- _INSTRUCTIONS TO FOLLOW_:
Transcribe the whole listing below without changing a word, but leave out every image.

- _DATA EXTRACT_:
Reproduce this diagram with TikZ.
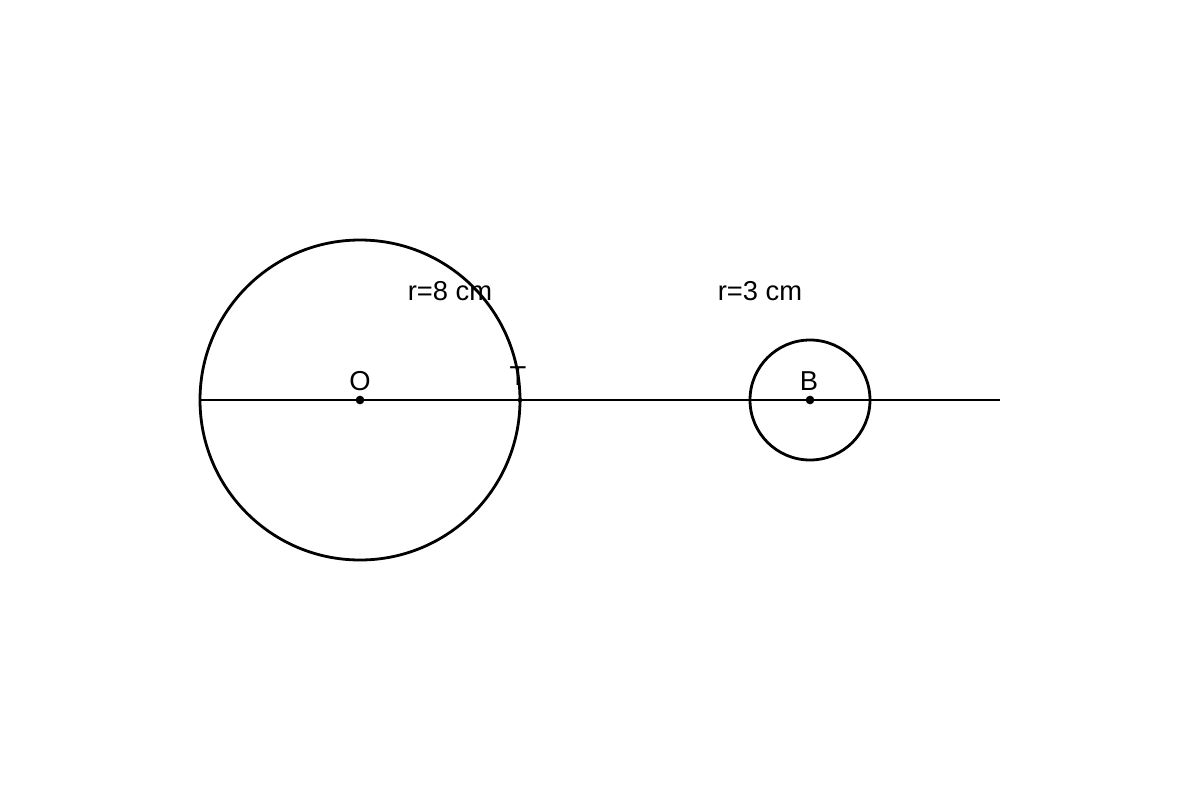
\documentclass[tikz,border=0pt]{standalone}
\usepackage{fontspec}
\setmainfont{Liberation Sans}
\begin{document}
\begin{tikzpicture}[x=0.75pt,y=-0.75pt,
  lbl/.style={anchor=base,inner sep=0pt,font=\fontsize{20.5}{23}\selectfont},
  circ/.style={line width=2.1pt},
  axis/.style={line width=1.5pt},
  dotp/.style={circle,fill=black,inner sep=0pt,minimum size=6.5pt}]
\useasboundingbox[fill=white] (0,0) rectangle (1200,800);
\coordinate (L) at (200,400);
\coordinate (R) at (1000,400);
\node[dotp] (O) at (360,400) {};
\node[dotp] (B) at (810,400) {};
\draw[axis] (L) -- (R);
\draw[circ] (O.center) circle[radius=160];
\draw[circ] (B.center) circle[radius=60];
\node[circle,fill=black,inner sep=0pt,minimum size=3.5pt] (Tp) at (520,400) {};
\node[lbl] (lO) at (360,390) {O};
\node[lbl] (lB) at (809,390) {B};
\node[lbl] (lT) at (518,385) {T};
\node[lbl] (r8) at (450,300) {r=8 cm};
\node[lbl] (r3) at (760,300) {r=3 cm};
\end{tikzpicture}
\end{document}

- _FINISHED TASK_:
Reproduce this diagram with TikZ.
\documentclass[tikz,border=0pt]{standalone}
\usepackage{fontspec}
\setmainfont{Liberation Sans}
\begin{document}
\begin{tikzpicture}[x=0.75pt,y=-0.75pt,
  lbl/.style={anchor=base,inner sep=0pt,font=\fontsize{20.5}{23}\selectfont},
  circ/.style={line width=2.1pt},
  axis/.style={line width=1.5pt},
  dotp/.style={circle,fill=black,inner sep=0pt,minimum size=6.5pt}]
\useasboundingbox[fill=white] (0,0) rectangle (1200,800);
\coordinate (L) at (200,400);
\coordinate (R) at (1000,400);
\node[dotp] (O) at (360,400) {};
\node[dotp] (B) at (810,400) {};
\draw[axis] (L) -- (R);
\draw[circ] (O.center) circle[radius=160];
\draw[circ] (B.center) circle[radius=60];
\node[circle,fill=black,inner sep=0pt,minimum size=3.5pt] (Tp) at (520,400) {};
\node[lbl] (lO) at (360,390) {O};
\node[lbl] (lB) at (809,390) {B};
\node[lbl] (lT) at (518,385) {T};
\node[lbl] (r8) at (450,300) {r=8 cm};
\node[lbl] (r3) at (760,300) {r=3 cm};
\end{tikzpicture}
\end{document}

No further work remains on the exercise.